Benefits and Limitations

Benefits:

  • Links profits directly to capital employed
  • Harder to manipulate with leverage
  • Excellent for comparing peers
  • Highlights capital allocation quality
  • Useful across market cycles

Limitations:

  • Distorted by large goodwill balances
  • Penalizes growing companies early
  • Less useful for asset-light firms
  • Backward-looking by design
  • Ignores cost of capital

Frequently Asked Questions

What is a good ROA for a company?

It depends on the industry. Roughly 5%+ is solid for asset-heavy sectors, while 10–15%+ is strong for asset-light businesses.

Is ROA better than ROE?

Neither is better universally. ROA shows business efficiency; ROE shows shareholder returns. Together, they tell the full story.

Can ROA be negative?

Yes. If a company loses money, ROA turns negative-often a red flag unless the business is in an early growth or turnaround phase.

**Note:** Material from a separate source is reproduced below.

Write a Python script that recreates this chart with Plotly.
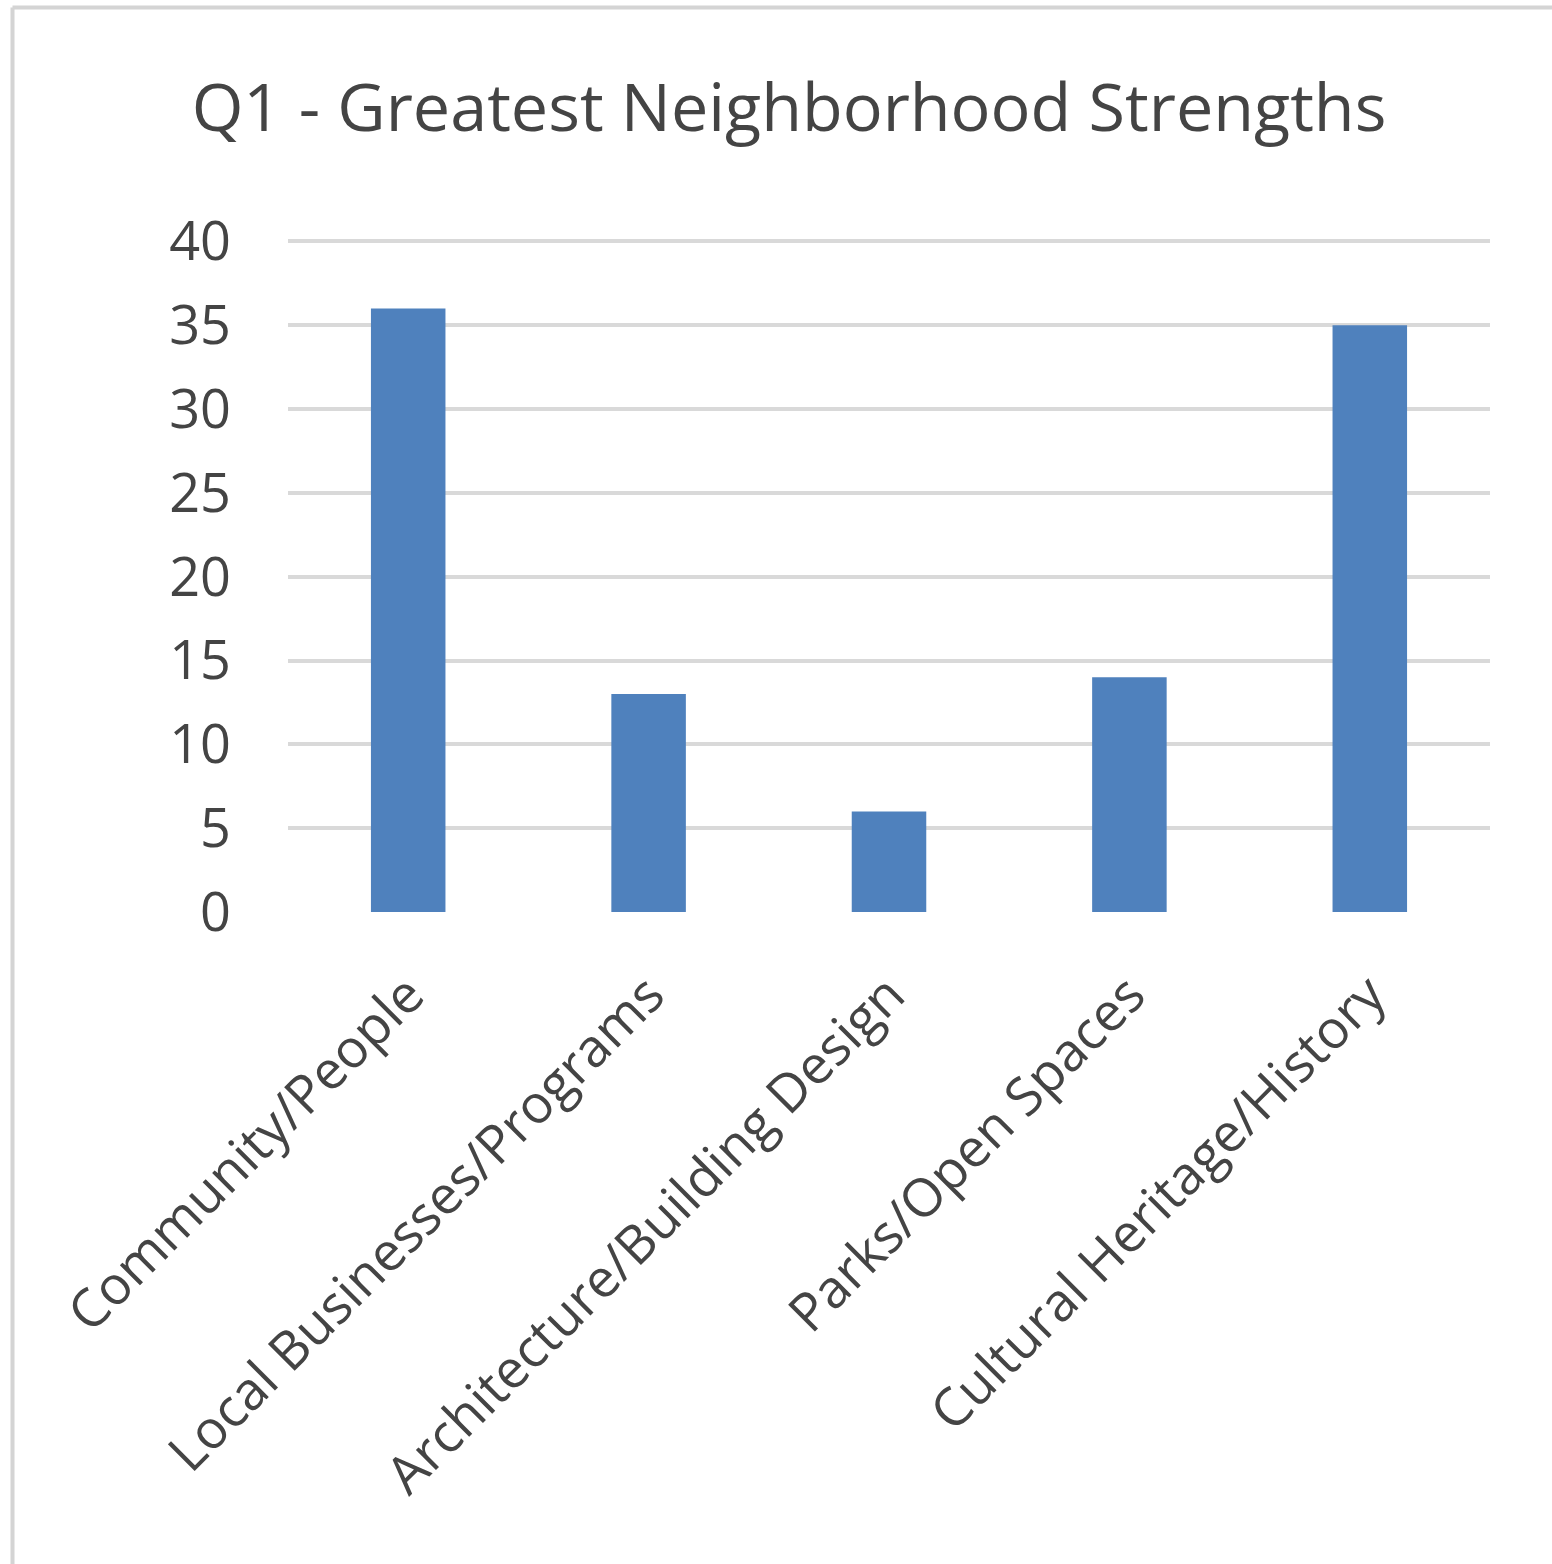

How often should I check ROA?

Quarterly for trends, annually for big-picture analysis. Single-quarter ROA readings are noisy.


The Bottom Line

Return on Assets tells you how hard a company’s assets are actually working. It cuts through earnings hype and exposes capital efficiency. Bottom line: great businesses don’t just grow-they earn more from what they already own.


Related Terms

  • Return on Equity (ROE): Measures profit relative to shareholder equity, highlighting leverage effects.
  • Asset Turnover: Shows how efficiently assets generate revenue, a key ROA driver.
  • Operating Margin: Impacts net income and therefore ROA.
  • Capital Expenditures (CapEx): Directly affect the asset base used in ROA calculations.
  • Free Cash Flow: Complements ROA by showing real cash generation.
  • Balance Sheet: Source of total asset data used in ROA.